--- Start ---

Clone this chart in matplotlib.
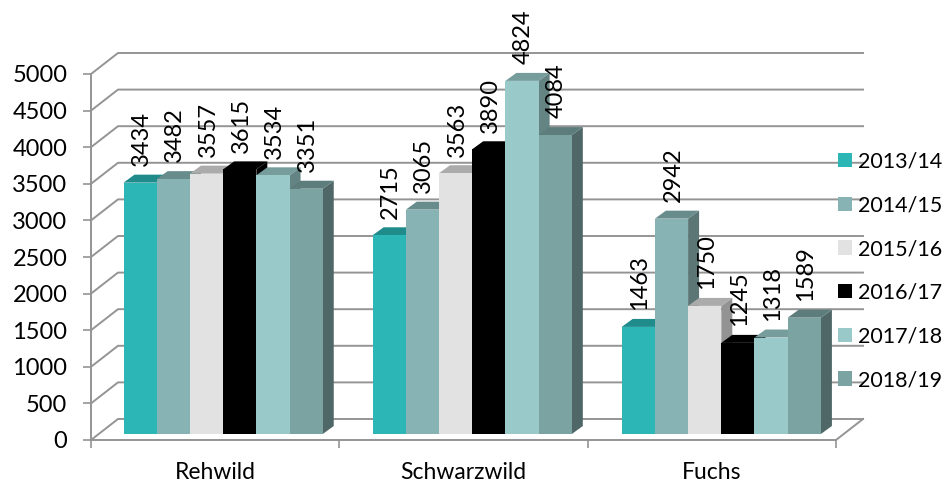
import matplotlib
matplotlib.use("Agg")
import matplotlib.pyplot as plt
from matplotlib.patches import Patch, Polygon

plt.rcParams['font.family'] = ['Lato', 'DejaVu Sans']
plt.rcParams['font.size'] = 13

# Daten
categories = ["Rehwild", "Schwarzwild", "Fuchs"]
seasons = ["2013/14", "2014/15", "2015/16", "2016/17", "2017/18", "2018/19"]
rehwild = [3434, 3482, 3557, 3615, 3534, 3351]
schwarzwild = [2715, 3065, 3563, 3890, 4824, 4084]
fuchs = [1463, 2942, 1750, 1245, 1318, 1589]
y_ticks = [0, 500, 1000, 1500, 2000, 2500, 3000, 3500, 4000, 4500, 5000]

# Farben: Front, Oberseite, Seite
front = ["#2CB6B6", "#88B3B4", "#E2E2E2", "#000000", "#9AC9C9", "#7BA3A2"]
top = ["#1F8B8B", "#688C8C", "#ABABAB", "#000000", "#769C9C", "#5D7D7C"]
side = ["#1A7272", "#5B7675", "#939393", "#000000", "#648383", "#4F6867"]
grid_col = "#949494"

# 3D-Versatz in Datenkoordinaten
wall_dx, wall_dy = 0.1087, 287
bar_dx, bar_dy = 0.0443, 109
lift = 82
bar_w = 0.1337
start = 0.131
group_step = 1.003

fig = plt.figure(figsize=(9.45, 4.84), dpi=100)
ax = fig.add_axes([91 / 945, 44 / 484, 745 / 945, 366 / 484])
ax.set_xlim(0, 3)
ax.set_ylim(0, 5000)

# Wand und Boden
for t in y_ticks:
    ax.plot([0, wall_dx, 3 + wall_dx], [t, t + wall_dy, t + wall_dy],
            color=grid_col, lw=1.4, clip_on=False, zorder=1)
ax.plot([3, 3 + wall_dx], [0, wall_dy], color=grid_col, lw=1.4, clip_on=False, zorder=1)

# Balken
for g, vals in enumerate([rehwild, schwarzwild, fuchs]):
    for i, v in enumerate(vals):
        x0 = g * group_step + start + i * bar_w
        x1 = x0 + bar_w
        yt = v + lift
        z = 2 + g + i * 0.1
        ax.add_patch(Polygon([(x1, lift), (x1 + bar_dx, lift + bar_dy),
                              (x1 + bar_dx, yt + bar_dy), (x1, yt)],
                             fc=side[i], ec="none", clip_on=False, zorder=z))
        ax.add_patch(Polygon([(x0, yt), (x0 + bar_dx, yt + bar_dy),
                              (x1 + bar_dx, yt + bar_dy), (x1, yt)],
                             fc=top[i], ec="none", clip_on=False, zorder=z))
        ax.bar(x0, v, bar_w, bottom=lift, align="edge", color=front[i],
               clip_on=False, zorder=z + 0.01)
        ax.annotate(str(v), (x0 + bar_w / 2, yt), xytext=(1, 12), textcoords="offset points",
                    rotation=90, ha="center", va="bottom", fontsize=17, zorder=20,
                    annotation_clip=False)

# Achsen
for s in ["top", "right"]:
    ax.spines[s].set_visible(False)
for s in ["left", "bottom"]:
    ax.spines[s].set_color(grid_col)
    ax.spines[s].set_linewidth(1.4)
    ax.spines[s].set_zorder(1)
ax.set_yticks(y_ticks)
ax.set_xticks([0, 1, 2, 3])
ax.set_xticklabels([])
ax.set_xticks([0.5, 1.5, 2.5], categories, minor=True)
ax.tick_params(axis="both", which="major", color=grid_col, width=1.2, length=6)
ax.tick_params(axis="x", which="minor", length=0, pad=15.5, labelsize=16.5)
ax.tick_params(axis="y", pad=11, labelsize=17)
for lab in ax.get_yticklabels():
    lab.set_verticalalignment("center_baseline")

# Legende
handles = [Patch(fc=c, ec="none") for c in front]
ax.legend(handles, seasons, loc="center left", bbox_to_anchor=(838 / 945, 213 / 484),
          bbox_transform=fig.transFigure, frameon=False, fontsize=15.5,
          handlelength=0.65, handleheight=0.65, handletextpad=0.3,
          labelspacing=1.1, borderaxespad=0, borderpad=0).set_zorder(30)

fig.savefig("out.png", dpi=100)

--- End ---

Quote the data exactly, leaving every image out of the copy.

- [WORKED SOLUTION]:
Clone this chart in matplotlib.
import matplotlib
matplotlib.use("Agg")
import matplotlib.pyplot as plt
from matplotlib.patches import Patch, Polygon

plt.rcParams['font.family'] = ['Lato', 'DejaVu Sans']
plt.rcParams['font.size'] = 13

# Daten
categories = ["Rehwild", "Schwarzwild", "Fuchs"]
seasons = ["2013/14", "2014/15", "2015/16", "2016/17", "2017/18", "2018/19"]
rehwild = [3434, 3482, 3557, 3615, 3534, 3351]
schwarzwild = [2715, 3065, 3563, 3890, 4824, 4084]
fuchs = [1463, 2942, 1750, 1245, 1318, 1589]
y_ticks = [0, 500, 1000, 1500, 2000, 2500, 3000, 3500, 4000, 4500, 5000]

# Farben: Front, Oberseite, Seite
front = ["#2CB6B6", "#88B3B4", "#E2E2E2", "#000000", "#9AC9C9", "#7BA3A2"]
top = ["#1F8B8B", "#688C8C", "#ABABAB", "#000000", "#769C9C", "#5D7D7C"]
side = ["#1A7272", "#5B7675", "#939393", "#000000", "#648383", "#4F6867"]
grid_col = "#949494"

# 3D-Versatz in Datenkoordinaten
wall_dx, wall_dy = 0.1087, 287
bar_dx, bar_dy = 0.0443, 109
lift = 82
bar_w = 0.1337
start = 0.131
group_step = 1.003

fig = plt.figure(figsize=(9.45, 4.84), dpi=100)
ax = fig.add_axes([91 / 945, 44 / 484, 745 / 945, 366 / 484])
ax.set_xlim(0, 3)
ax.set_ylim(0, 5000)

# Wand und Boden
for t in y_ticks:
    ax.plot([0, wall_dx, 3 + wall_dx], [t, t + wall_dy, t + wall_dy],
            color=grid_col, lw=1.4, clip_on=False, zorder=1)
ax.plot([3, 3 + wall_dx], [0, wall_dy], color=grid_col, lw=1.4, clip_on=False, zorder=1)

# Balken
for g, vals in enumerate([rehwild, schwarzwild, fuchs]):
    for i, v in enumerate(vals):
        x0 = g * group_step + start + i * bar_w
        x1 = x0 + bar_w
        yt = v + lift
        z = 2 + g + i * 0.1
        ax.add_patch(Polygon([(x1, lift), (x1 + bar_dx, lift + bar_dy),
                              (x1 + bar_dx, yt + bar_dy), (x1, yt)],
                             fc=side[i], ec="none", clip_on=False, zorder=z))
        ax.add_patch(Polygon([(x0, yt), (x0 + bar_dx, yt + bar_dy),
                              (x1 + bar_dx, yt + bar_dy), (x1, yt)],
                             fc=top[i], ec="none", clip_on=False, zorder=z))
        ax.bar(x0, v, bar_w, bottom=lift, align="edge", color=front[i],
               clip_on=False, zorder=z + 0.01)
        ax.annotate(str(v), (x0 + bar_w / 2, yt), xytext=(1, 12), textcoords="offset points",
                    rotation=90, ha="center", va="bottom", fontsize=17, zorder=20,
                    annotation_clip=False)

# Achsen
for s in ["top", "right"]:
    ax.spines[s].set_visible(False)
for s in ["left", "bottom"]:
    ax.spines[s].set_color(grid_col)
    ax.spines[s].set_linewidth(1.4)
    ax.spines[s].set_zorder(1)
ax.set_yticks(y_ticks)
ax.set_xticks([0, 1, 2, 3])
ax.set_xticklabels([])
ax.set_xticks([0.5, 1.5, 2.5], categories, minor=True)
ax.tick_params(axis="both", which="major", color=grid_col, width=1.2, length=6)
ax.tick_params(axis="x", which="minor", length=0, pad=15.5, labelsize=16.5)
ax.tick_params(axis="y", pad=11, labelsize=17)
for lab in ax.get_yticklabels():
    lab.set_verticalalignment("center_baseline")

# Legende
handles = [Patch(fc=c, ec="none") for c in front]
ax.legend(handles, seasons, loc="center left", bbox_to_anchor=(838 / 945, 213 / 484),
          bbox_transform=fig.transFigure, frameon=False, fontsize=15.5,
          handlelength=0.65, handleheight=0.65, handletextpad=0.3,
          labelspacing=1.1, borderaxespad=0, borderpad=0).set_zorder(30)

fig.savefig("out.png", dpi=100)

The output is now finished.